▶ _Task instructions_
Reproduce the listing below exactly. Pictures do not belong in the copy.

▶ _Provided data_
────

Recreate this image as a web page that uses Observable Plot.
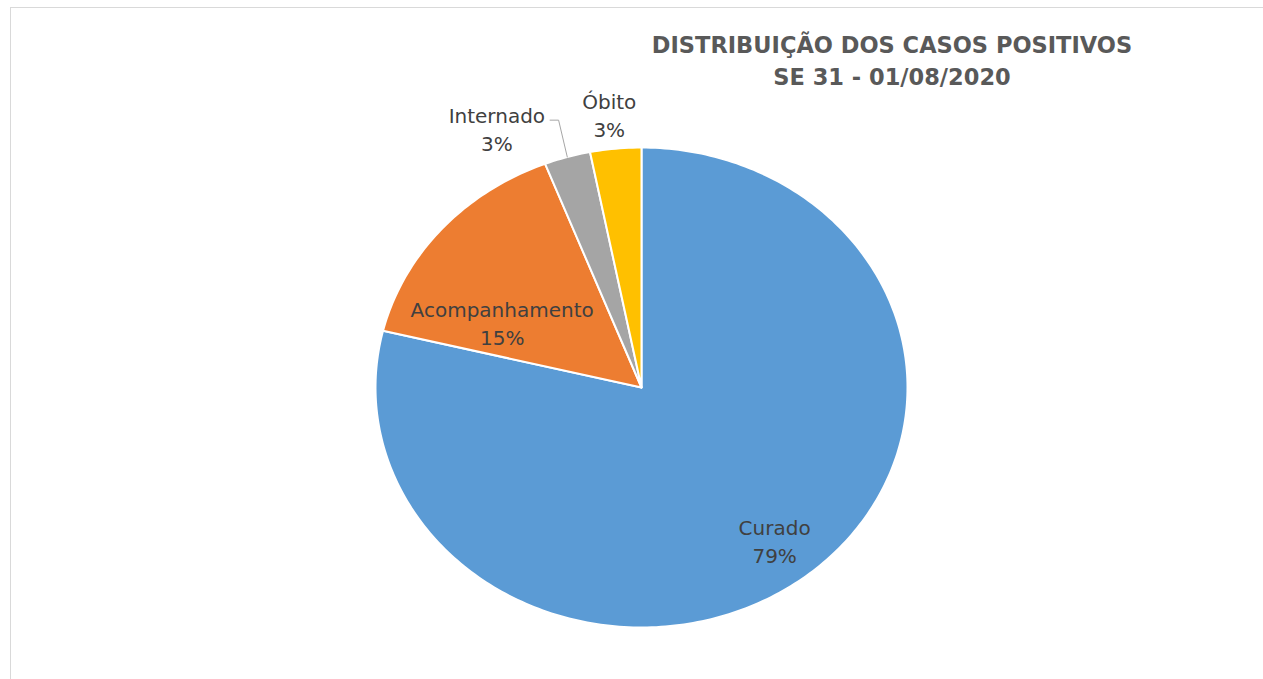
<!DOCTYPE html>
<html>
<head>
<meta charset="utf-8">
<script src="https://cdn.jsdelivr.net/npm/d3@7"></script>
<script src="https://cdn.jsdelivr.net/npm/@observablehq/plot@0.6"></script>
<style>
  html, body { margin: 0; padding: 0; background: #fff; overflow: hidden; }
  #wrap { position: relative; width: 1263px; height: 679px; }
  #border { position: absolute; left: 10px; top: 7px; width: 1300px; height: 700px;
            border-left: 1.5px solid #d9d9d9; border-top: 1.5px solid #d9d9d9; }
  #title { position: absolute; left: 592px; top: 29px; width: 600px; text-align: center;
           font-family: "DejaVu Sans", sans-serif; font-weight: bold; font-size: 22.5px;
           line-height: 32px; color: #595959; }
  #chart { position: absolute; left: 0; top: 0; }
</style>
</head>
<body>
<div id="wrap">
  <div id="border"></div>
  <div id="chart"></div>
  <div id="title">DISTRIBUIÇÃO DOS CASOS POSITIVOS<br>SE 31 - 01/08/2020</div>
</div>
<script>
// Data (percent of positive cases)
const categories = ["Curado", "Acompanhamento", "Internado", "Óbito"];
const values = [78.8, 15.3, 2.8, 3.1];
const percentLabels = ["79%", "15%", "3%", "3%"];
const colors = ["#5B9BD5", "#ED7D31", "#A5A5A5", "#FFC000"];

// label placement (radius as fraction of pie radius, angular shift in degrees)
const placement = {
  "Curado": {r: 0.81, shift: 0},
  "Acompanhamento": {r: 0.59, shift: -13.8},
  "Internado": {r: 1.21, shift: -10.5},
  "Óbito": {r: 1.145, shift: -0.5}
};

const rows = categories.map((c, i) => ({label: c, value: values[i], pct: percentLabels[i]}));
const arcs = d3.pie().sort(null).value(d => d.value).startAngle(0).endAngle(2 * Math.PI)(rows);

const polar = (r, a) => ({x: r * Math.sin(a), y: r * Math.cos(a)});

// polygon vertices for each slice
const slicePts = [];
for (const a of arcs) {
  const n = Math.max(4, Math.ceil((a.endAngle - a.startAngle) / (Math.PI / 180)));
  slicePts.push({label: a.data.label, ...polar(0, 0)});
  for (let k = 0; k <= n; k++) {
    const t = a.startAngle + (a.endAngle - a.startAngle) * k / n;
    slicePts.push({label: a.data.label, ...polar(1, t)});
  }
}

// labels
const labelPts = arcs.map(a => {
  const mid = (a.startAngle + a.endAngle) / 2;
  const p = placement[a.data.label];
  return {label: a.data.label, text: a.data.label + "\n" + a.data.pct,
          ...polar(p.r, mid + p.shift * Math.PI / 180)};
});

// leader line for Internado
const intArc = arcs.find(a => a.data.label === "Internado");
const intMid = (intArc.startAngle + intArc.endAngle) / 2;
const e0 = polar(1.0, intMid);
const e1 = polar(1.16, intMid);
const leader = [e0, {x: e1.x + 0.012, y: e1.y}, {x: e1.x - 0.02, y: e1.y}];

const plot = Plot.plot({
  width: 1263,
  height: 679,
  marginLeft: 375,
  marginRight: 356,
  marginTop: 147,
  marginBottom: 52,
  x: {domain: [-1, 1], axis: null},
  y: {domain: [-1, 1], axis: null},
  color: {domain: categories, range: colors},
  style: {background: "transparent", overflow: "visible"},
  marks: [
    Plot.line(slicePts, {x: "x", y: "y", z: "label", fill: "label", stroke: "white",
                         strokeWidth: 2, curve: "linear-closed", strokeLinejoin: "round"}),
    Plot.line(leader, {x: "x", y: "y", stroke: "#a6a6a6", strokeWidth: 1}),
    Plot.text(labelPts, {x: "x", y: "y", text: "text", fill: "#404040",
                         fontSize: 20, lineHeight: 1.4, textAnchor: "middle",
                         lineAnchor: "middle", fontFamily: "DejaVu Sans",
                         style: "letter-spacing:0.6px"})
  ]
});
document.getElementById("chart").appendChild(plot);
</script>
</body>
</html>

────

▶ _Complete response_
Recreate this image as a web page that uses Observable Plot.
<!DOCTYPE html>
<html>
<head>
<meta charset="utf-8">
<script src="https://cdn.jsdelivr.net/npm/d3@7"></script>
<script src="https://cdn.jsdelivr.net/npm/@observablehq/plot@0.6"></script>
<style>
  html, body { margin: 0; padding: 0; background: #fff; overflow: hidden; }
  #wrap { position: relative; width: 1263px; height: 679px; }
  #border { position: absolute; left: 10px; top: 7px; width: 1300px; height: 700px;
            border-left: 1.5px solid #d9d9d9; border-top: 1.5px solid #d9d9d9; }
  #title { position: absolute; left: 592px; top: 29px; width: 600px; text-align: center;
           font-family: "DejaVu Sans", sans-serif; font-weight: bold; font-size: 22.5px;
           line-height: 32px; color: #595959; }
  #chart { position: absolute; left: 0; top: 0; }
</style>
</head>
<body>
<div id="wrap">
  <div id="border"></div>
  <div id="chart"></div>
  <div id="title">DISTRIBUIÇÃO DOS CASOS POSITIVOS<br>SE 31 - 01/08/2020</div>
</div>
<script>
// Data (percent of positive cases)
const categories = ["Curado", "Acompanhamento", "Internado", "Óbito"];
const values = [78.8, 15.3, 2.8, 3.1];
const percentLabels = ["79%", "15%", "3%", "3%"];
const colors = ["#5B9BD5", "#ED7D31", "#A5A5A5", "#FFC000"];

// label placement (radius as fraction of pie radius, angular shift in degrees)
const placement = {
  "Curado": {r: 0.81, shift: 0},
  "Acompanhamento": {r: 0.59, shift: -13.8},
  "Internado": {r: 1.21, shift: -10.5},
  "Óbito": {r: 1.145, shift: -0.5}
};

const rows = categories.map((c, i) => ({label: c, value: values[i], pct: percentLabels[i]}));
const arcs = d3.pie().sort(null).value(d => d.value).startAngle(0).endAngle(2 * Math.PI)(rows);

const polar = (r, a) => ({x: r * Math.sin(a), y: r * Math.cos(a)});

// polygon vertices for each slice
const slicePts = [];
for (const a of arcs) {
  const n = Math.max(4, Math.ceil((a.endAngle - a.startAngle) / (Math.PI / 180)));
  slicePts.push({label: a.data.label, ...polar(0, 0)});
  for (let k = 0; k <= n; k++) {
    const t = a.startAngle + (a.endAngle - a.startAngle) * k / n;
    slicePts.push({label: a.data.label, ...polar(1, t)});
  }
}

// labels
const labelPts = arcs.map(a => {
  const mid = (a.startAngle + a.endAngle) / 2;
  const p = placement[a.data.label];
  return {label: a.data.label, text: a.data.label + "\n" + a.data.pct,
          ...polar(p.r, mid + p.shift * Math.PI / 180)};
});

// leader line for Internado
const intArc = arcs.find(a => a.data.label === "Internado");
const intMid = (intArc.startAngle + intArc.endAngle) / 2;
const e0 = polar(1.0, intMid);
const e1 = polar(1.16, intMid);
const leader = [e0, {x: e1.x + 0.012, y: e1.y}, {x: e1.x - 0.02, y: e1.y}];

const plot = Plot.plot({
  width: 1263,
  height: 679,
  marginLeft: 375,
  marginRight: 356,
  marginTop: 147,
  marginBottom: 52,
  x: {domain: [-1, 1], axis: null},
  y: {domain: [-1, 1], axis: null},
  color: {domain: categories, range: colors},
  style: {background: "transparent", overflow: "visible"},
  marks: [
    Plot.line(slicePts, {x: "x", y: "y", z: "label", fill: "label", stroke: "white",
                         strokeWidth: 2, curve: "linear-closed", strokeLinejoin: "round"}),
    Plot.line(leader, {x: "x", y: "y", stroke: "#a6a6a6", strokeWidth: 1}),
    Plot.text(labelPts, {x: "x", y: "y", text: "text", fill: "#404040",
                         fontSize: 20, lineHeight: 1.4, textAnchor: "middle",
                         lineAnchor: "middle", fontFamily: "DejaVu Sans",
                         style: "letter-spacing:0.6px"})
  ]
});
document.getElementById("chart").appendChild(plot);
</script>
</body>
</html>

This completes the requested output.